(Source code of charts)
## begin

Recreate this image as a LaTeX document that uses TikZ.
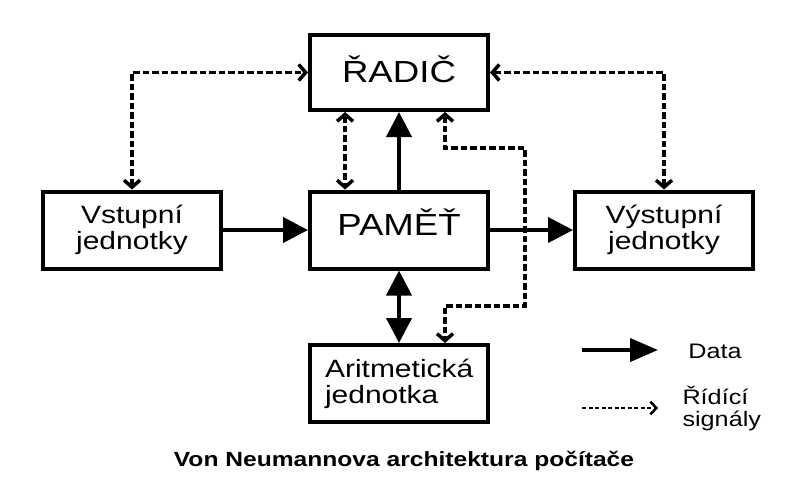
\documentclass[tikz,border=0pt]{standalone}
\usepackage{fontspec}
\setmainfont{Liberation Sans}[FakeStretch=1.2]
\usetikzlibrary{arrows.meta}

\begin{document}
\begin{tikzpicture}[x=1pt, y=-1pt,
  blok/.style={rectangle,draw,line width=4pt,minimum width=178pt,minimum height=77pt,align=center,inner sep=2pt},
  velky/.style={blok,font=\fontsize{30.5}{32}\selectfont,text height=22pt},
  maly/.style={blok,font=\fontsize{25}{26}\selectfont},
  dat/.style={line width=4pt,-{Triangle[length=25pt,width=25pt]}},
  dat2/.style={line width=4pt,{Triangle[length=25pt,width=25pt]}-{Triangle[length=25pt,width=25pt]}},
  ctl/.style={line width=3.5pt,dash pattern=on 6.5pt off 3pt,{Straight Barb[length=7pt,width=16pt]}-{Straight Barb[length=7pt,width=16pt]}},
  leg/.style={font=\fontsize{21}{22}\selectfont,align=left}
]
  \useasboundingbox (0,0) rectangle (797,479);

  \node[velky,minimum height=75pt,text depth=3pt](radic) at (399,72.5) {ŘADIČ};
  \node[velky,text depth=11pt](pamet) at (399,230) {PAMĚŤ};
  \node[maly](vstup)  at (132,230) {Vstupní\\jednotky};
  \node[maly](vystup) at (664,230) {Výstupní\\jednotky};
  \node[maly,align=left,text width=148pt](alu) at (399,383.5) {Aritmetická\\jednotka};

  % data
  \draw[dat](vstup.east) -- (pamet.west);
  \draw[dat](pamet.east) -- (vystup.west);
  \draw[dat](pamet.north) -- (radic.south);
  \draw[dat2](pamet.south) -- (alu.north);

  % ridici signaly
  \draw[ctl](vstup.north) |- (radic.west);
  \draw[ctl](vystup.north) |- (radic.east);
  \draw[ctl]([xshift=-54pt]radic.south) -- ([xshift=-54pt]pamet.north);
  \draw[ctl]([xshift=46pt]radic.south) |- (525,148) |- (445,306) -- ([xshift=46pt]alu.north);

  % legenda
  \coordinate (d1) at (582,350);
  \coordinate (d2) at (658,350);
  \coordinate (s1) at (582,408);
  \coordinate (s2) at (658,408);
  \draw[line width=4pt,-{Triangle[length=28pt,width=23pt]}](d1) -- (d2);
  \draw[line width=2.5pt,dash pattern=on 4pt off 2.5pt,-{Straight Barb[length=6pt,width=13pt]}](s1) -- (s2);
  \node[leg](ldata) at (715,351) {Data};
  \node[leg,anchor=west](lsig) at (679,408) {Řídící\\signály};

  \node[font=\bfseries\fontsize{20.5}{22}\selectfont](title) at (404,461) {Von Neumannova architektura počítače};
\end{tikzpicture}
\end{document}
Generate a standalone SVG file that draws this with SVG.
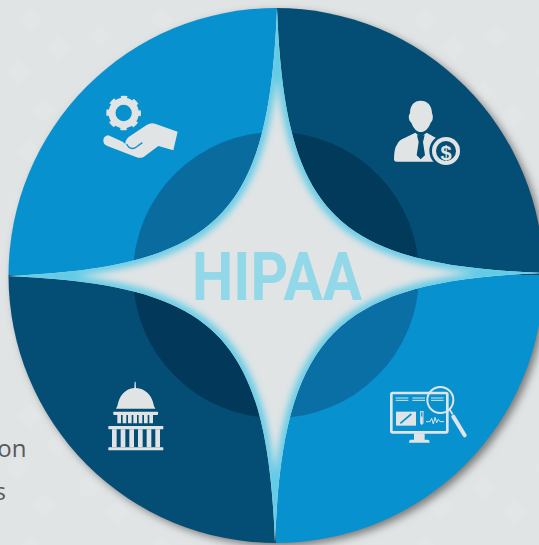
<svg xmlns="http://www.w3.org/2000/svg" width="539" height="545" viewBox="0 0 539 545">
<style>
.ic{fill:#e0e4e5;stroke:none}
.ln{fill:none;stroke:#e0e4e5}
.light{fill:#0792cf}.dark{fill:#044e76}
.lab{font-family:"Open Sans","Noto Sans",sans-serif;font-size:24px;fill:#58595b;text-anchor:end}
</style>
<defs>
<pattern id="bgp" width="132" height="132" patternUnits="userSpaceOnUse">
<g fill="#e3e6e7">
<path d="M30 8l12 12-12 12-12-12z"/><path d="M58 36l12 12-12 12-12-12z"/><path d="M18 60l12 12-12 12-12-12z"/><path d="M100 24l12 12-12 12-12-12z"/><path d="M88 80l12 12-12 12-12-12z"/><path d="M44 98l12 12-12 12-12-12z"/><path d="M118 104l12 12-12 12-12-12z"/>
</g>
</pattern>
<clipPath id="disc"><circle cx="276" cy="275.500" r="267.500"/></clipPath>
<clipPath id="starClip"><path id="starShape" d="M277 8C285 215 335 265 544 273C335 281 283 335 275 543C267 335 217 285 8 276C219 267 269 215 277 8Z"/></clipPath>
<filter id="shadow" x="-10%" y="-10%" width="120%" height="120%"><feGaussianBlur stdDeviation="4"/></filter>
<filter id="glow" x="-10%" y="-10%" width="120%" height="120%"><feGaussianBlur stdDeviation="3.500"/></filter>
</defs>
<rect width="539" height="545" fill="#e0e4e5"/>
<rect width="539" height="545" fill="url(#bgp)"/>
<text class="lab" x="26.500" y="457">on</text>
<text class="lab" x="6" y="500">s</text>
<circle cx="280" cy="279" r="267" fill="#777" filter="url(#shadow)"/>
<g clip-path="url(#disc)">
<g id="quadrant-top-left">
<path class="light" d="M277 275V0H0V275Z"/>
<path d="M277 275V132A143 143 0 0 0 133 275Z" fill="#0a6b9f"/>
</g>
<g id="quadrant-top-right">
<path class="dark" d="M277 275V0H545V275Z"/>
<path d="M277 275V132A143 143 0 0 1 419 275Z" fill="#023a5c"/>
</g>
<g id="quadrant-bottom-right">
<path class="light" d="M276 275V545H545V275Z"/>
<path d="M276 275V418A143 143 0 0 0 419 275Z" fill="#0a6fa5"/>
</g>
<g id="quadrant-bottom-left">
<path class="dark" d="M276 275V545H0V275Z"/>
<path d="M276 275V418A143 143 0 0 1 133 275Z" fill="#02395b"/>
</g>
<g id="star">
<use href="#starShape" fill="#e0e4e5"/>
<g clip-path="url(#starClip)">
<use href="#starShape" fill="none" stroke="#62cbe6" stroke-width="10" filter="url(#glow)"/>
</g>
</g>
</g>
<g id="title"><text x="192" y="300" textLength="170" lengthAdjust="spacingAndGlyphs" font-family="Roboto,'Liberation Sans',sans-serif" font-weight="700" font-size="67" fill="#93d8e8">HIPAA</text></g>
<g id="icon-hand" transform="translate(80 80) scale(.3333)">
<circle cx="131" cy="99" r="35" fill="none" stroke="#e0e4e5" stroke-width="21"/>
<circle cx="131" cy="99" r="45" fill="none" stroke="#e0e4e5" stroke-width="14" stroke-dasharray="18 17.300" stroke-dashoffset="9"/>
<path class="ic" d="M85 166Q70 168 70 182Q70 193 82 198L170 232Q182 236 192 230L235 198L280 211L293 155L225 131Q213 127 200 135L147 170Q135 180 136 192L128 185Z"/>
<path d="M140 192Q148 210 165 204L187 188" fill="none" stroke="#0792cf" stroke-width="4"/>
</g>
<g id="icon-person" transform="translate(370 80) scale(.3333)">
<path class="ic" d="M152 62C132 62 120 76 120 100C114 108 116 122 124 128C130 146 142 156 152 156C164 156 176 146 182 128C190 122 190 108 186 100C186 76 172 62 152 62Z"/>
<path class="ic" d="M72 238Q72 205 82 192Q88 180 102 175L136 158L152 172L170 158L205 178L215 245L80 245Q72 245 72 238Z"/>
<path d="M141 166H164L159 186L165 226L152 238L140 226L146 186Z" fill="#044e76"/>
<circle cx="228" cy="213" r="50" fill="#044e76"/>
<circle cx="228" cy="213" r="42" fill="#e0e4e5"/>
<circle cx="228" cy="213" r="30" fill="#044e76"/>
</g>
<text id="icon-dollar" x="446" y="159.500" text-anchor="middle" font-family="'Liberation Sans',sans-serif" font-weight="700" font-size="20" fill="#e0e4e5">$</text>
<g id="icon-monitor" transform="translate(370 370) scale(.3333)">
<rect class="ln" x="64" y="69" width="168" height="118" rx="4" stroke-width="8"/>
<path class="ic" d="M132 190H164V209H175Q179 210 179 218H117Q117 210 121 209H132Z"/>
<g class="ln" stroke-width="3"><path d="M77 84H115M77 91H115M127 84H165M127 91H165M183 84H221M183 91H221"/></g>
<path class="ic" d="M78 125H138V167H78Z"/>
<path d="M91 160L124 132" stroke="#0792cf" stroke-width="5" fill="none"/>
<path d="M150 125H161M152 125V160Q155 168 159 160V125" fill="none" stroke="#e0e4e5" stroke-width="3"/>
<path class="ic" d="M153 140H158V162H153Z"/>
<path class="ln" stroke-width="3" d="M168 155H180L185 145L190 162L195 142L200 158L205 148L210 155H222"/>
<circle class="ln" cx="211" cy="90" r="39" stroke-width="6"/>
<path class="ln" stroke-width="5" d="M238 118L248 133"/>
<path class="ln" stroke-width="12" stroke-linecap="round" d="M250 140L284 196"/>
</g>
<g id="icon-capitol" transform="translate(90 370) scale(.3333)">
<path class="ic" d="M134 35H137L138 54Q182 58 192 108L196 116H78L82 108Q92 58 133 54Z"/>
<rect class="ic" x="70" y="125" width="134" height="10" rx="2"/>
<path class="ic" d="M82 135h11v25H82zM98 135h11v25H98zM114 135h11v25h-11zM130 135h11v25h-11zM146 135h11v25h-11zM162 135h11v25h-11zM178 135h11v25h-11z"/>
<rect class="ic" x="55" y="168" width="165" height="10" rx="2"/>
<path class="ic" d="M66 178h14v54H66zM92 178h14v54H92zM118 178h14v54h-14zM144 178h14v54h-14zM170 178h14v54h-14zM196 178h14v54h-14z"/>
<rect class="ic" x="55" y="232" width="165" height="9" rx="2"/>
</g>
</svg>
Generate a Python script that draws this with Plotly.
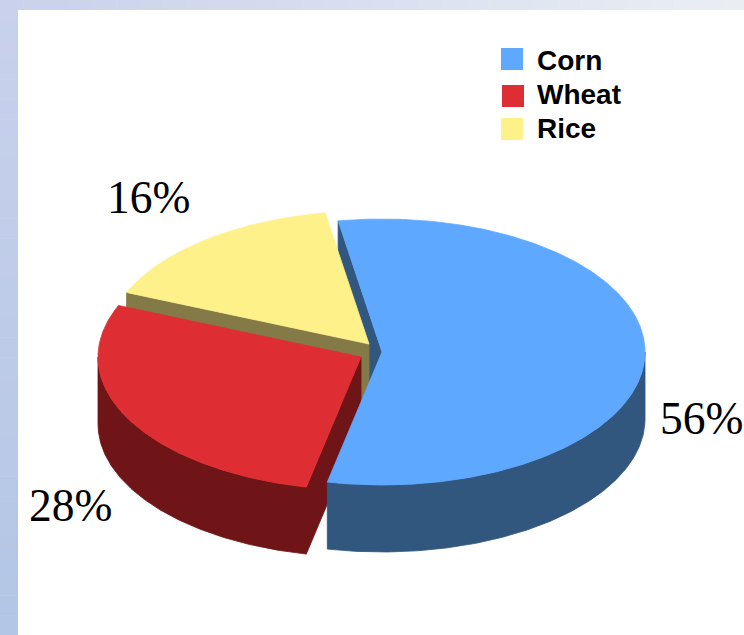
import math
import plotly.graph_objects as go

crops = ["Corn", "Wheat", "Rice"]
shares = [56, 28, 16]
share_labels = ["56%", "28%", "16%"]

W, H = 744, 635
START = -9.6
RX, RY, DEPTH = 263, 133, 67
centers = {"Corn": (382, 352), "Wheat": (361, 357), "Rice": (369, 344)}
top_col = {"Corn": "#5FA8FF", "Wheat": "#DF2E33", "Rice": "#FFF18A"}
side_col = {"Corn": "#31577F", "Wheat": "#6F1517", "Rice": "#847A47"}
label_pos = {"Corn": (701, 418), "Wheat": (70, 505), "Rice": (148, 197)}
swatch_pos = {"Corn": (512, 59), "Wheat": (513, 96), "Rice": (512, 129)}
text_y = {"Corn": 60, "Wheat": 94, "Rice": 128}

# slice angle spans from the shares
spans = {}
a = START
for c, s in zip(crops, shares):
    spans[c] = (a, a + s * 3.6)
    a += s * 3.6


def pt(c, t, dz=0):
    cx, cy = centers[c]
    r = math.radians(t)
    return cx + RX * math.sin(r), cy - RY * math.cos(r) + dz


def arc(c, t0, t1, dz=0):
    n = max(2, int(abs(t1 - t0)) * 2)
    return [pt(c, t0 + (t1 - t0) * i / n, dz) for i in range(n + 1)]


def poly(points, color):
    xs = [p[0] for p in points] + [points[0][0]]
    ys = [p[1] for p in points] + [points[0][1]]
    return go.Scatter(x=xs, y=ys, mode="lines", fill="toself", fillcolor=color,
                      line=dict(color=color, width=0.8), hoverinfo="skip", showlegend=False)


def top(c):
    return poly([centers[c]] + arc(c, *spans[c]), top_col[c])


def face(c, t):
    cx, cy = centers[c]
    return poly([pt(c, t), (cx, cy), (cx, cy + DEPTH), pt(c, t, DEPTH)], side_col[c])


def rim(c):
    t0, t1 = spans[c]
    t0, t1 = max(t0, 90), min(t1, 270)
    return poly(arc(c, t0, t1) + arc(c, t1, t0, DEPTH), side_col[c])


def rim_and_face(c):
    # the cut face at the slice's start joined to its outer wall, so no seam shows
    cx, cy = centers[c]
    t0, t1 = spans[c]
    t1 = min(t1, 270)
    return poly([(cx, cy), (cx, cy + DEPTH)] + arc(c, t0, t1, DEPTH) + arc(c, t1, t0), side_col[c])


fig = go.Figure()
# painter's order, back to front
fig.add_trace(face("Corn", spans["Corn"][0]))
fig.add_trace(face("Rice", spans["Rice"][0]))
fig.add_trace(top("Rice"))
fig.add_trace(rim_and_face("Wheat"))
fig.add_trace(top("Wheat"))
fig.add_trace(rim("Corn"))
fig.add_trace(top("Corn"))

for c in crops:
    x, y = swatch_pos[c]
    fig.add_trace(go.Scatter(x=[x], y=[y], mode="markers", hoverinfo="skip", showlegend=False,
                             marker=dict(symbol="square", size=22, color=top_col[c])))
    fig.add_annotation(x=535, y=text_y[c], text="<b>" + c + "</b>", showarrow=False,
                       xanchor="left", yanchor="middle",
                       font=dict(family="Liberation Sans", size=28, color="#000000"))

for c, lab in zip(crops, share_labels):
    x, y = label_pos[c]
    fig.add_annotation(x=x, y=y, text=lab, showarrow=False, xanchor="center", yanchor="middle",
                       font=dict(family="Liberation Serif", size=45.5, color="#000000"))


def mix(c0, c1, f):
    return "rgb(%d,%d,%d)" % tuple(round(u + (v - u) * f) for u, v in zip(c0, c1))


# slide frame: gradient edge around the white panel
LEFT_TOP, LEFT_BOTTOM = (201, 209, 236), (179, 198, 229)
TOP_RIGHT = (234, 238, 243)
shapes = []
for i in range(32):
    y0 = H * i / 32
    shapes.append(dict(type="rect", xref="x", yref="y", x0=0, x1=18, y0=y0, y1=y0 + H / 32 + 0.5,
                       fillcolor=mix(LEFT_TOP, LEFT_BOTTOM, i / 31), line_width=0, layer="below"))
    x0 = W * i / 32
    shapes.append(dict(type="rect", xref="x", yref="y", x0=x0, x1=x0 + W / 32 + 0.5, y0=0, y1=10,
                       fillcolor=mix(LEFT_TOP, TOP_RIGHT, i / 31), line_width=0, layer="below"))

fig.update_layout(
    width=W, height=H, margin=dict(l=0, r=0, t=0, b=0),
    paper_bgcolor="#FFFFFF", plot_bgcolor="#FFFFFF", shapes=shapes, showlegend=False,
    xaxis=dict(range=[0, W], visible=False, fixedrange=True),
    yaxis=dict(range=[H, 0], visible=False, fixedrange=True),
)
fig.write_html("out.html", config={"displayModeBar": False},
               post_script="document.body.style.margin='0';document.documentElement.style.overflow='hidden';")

## end

## WHAT THE TASK REQUIRES
From the first line above to the line containing "width=148pt](alu) at (399,383.5)", repeat each line exactly. Pictures stay out.

## WRITTEN SOLUTION
Recreate this image as a LaTeX document that uses TikZ.
\documentclass[tikz,border=0pt]{standalone}
\usepackage{fontspec}
\setmainfont{Liberation Sans}[FakeStretch=1.2]
\usetikzlibrary{arrows.meta}

\begin{document}
\begin{tikzpicture}[x=1pt, y=-1pt,
  blok/.style={rectangle,draw,line width=4pt,minimum width=178pt,minimum height=77pt,align=center,inner sep=2pt},
  velky/.style={blok,font=\fontsize{30.5}{32}\selectfont,text height=22pt},
  maly/.style={blok,font=\fontsize{25}{26}\selectfont},
  dat/.style={line width=4pt,-{Triangle[length=25pt,width=25pt]}},
  dat2/.style={line width=4pt,{Triangle[length=25pt,width=25pt]}-{Triangle[length=25pt,width=25pt]}},
  ctl/.style={line width=3.5pt,dash pattern=on 6.5pt off 3pt,{Straight Barb[length=7pt,width=16pt]}-{Straight Barb[length=7pt,width=16pt]}},
  leg/.style={font=\fontsize{21}{22}\selectfont,align=left}
]
  \useasboundingbox (0,0) rectangle (797,479);

  \node[velky,minimum height=75pt,text depth=3pt](radic) at (399,72.5) {ŘADIČ};
  \node[velky,text depth=11pt](pamet) at (399,230) {PAMĚŤ};
  \node[maly](vstup)  at (132,230) {Vstupní\\jednotky};
  \node[maly](vystup) at (664,230) {Výstupní\\jednotky};
  \node[maly,align=left,text width=148pt](alu) at (399,383.5) {Aritmetická\\jednotka};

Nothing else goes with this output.